— Data section —

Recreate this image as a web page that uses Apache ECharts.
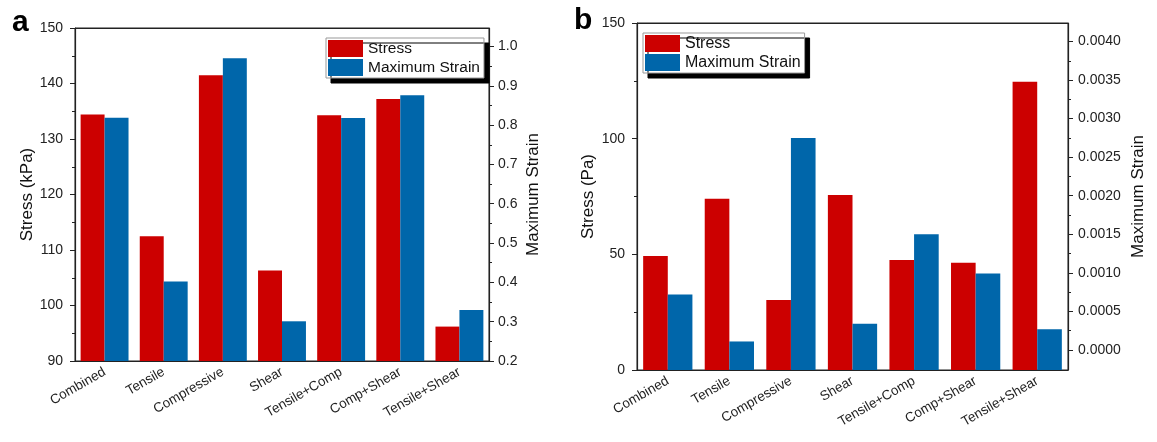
<!DOCTYPE html>
<html>
<head>
<meta charset="utf-8">
<script src="https://cdn.jsdelivr.net/npm/echarts@6/dist/echarts.min.js"></script>
<style>
  html, body { margin: 0; padding: 0; background: #fff; }
  #chart { width: 1157px; height: 442px; }
</style>
</head>
<body>
<div id="chart"></div>
<script>
const categories = ['Combined', 'Tensile', 'Compressive', 'Shear', 'Tensile+Comp', 'Comp+Shear', 'Tensile+Shear'];

// panel a
const stressA = [134.4, 112.5, 141.5, 106.3, 134.3, 137.2, 96.2];
const strainA = [0.819, 0.402, 0.970, 0.301, 0.818, 0.876, 0.330];
const stressTicksA = [90, 100, 110, 120, 130, 140, 150];
const strainTicksA = [0.2, 0.3, 0.4, 0.5, 0.6, 0.7, 0.8, 0.9, 1.0];

// panel b
const stressB = [49.3, 74.0, 30.3, 75.7, 47.5, 46.4, 124.6];
const strainB = [0.00072, 0.00011, 0.00275, 0.00034, 0.00150, 0.00099, 0.00027];
const stressTicksB = [0, 50, 100, 150];
const strainTicksB = [0, 0.0005, 0.001, 0.0015, 0.002, 0.0025, 0.003, 0.0035, 0.004];

const RED = '#cc0000';
const BLUE = '#0066aa';
const INK = '#222';
const FONT = 'Arial, "Liberation Sans", sans-serif';

const mids = (t) => t.slice(1).map((v, i) => (v + t[i]) / 2);

const chart = echarts.init(document.getElementById('chart'));

// 4 category axes per panel: bottom (labels + major ticks), bottom minor ticks,
// top mirror major ticks, top mirror minor ticks
function xAxes(grid) {
  const base = {
    type: 'category', gridIndex: grid, data: categories,
    axisLine: { show: false, onZero: false }, axisLabel: { show: false }, splitLine: { show: false }
  };
  return [
    Object.assign({}, base, {
      position: 'bottom',
      axisLine: { show: true, onZero: false, lineStyle: { color: INK, width: 1.2 } },
      axisTick: { alignWithLabel: true, length: 5, lineStyle: { color: INK } },
      axisLabel: { show: true, rotate: 30, fontSize: 13.5, color: INK, fontFamily: FONT, margin: 10, interval: 0 }
    }),
    Object.assign({}, base, {
      position: 'bottom',
      axisTick: { alignWithLabel: false, length: 3, lineStyle: { color: INK } }
    }),
    Object.assign({}, base, {
      position: 'top',
      axisLine: { show: true, onZero: false, lineStyle: { color: INK, width: 1.2 } },
      axisTick: { alignWithLabel: true, inside: true, length: 5, lineStyle: { color: INK } }
    }),
    Object.assign({}, base, {
      position: 'top',
      axisTick: { alignWithLabel: false, inside: true, length: 3, lineStyle: { color: INK } }
    })
  ];
}

function yPair(grid, pos, min, max, ticks, fmt, name, gap, margin) {
  return [
    {
      type: 'value', gridIndex: grid, position: pos, min: min, max: max, startValue: min,
      name: name, nameLocation: 'middle', nameGap: gap, nameRotate: 90,
      nameTextStyle: { fontSize: 17, color: '#111', fontFamily: FONT },
      splitLine: { show: false },
      axisLine: { show: true, onZero: false, lineStyle: { color: INK, width: 1.2 } },
      axisTick: { show: true, length: 5, customValues: ticks, lineStyle: { color: INK } },
      axisLabel: { customValues: ticks, formatter: fmt, fontSize: 14, color: INK, fontFamily: FONT, margin: margin }
    },
    {
      type: 'value', gridIndex: grid, position: pos, min: min, max: max,
      splitLine: { show: false }, axisLine: { show: false, onZero: false }, axisLabel: { show: false },
      axisTick: { show: true, length: 3, customValues: mids(ticks), lineStyle: { color: INK } }
    }
  ];
}

function legend(left, top, size) {
  return {
    left: left, top: top,
    orient: 'vertical', icon: 'rect', itemWidth: 35, itemHeight: 17, itemGap: 2,
    padding: [2, 4, 2, 2], backgroundColor: '#fff', borderColor: '#999', borderWidth: 1,
    shadowColor: '#000', shadowBlur: 0, shadowOffsetX: 5, shadowOffsetY: 5,
    textStyle: { fontSize: size, color: '#111', fontFamily: FONT },
    data: ['Stress', 'Maximum Strain'], selectedMode: false
  };
}

const option = {
  animation: false,
  textStyle: { fontFamily: FONT },
  title: [
    { text: 'a', left: 7, top: 3, textStyle: { fontSize: 30, fontWeight: 'bold', color: '#000', fontFamily: FONT } },
    { text: 'b', left: 569, top: 1, textStyle: { fontSize: 30, fontWeight: 'bold', color: '#000', fontFamily: FONT } }
  ],
  legend: [legend(326, 38, 15.5), legend(643, 33, 16)],
  grid: [
    { left: 75, top: 28, width: 414, height: 333, show: true, borderColor: INK, borderWidth: 1 },
    { left: 637, top: 23, width: 431, height: 347, show: true, borderColor: INK, borderWidth: 1 }
  ],
  xAxis: xAxes(0).concat(xAxes(1)),
  yAxis: [].concat(
    yPair(0, 'left', 90, 150, stressTicksA, (v) => String(v), 'Stress (kPa)', 38, 12),
    yPair(0, 'right', 0.2, 1.047, strainTicksA, (v) => v.toFixed(1), 'Maximum Strain', 36, 9),
    yPair(1, 'left', 0, 150, stressTicksB, (v) => String(v), 'Stress (Pa)', 40, 12),
    yPair(1, 'right', -0.00026, 0.00424, strainTicksB, (v) => v.toFixed(4), 'Maximum Strain', 62, 10)
  ),
  series: [
    { name: 'Stress', type: 'bar', xAxisIndex: 0, yAxisIndex: 0, data: stressA, barGap: '0%', barCategoryGap: '19%', itemStyle: { color: RED } },
    { name: 'Maximum Strain', type: 'bar', xAxisIndex: 0, yAxisIndex: 2, data: strainA, barGap: '0%', barCategoryGap: '19%', itemStyle: { color: BLUE } },
    { name: 'Stress', type: 'bar', xAxisIndex: 4, yAxisIndex: 4, data: stressB, barGap: '0%', barCategoryGap: '20%', itemStyle: { color: RED } },
    { name: 'Maximum Strain', type: 'bar', xAxisIndex: 4, yAxisIndex: 6, data: strainB, barGap: '0%', barCategoryGap: '20%', itemStyle: { color: BLUE } }
  ]
};

chart.setOption(option);
</script>
</body>
</html>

— Problem —
Transcribe exactly, with no pictures, the lines running from the first line of the material through the line holding "const mids = (t)".

— Completed exercise —
Recreate this image as a web page that uses Apache ECharts.
<!DOCTYPE html>
<html>
<head>
<meta charset="utf-8">
<script src="https://cdn.jsdelivr.net/npm/echarts@6/dist/echarts.min.js"></script>
<style>
  html, body { margin: 0; padding: 0; background: #fff; }
  #chart { width: 1157px; height: 442px; }
</style>
</head>
<body>
<div id="chart"></div>
<script>
const categories = ['Combined', 'Tensile', 'Compressive', 'Shear', 'Tensile+Comp', 'Comp+Shear', 'Tensile+Shear'];

// panel a
const stressA = [134.4, 112.5, 141.5, 106.3, 134.3, 137.2, 96.2];
const strainA = [0.819, 0.402, 0.970, 0.301, 0.818, 0.876, 0.330];
const stressTicksA = [90, 100, 110, 120, 130, 140, 150];
const strainTicksA = [0.2, 0.3, 0.4, 0.5, 0.6, 0.7, 0.8, 0.9, 1.0];

// panel b
const stressB = [49.3, 74.0, 30.3, 75.7, 47.5, 46.4, 124.6];
const strainB = [0.00072, 0.00011, 0.00275, 0.00034, 0.00150, 0.00099, 0.00027];
const stressTicksB = [0, 50, 100, 150];
const strainTicksB = [0, 0.0005, 0.001, 0.0015, 0.002, 0.0025, 0.003, 0.0035, 0.004];

const RED = '#cc0000';
const BLUE = '#0066aa';
const INK = '#222';
const FONT = 'Arial, "Liberation Sans", sans-serif';

const mids = (t) => t.slice(1).map((v, i) => (v + t[i]) / 2);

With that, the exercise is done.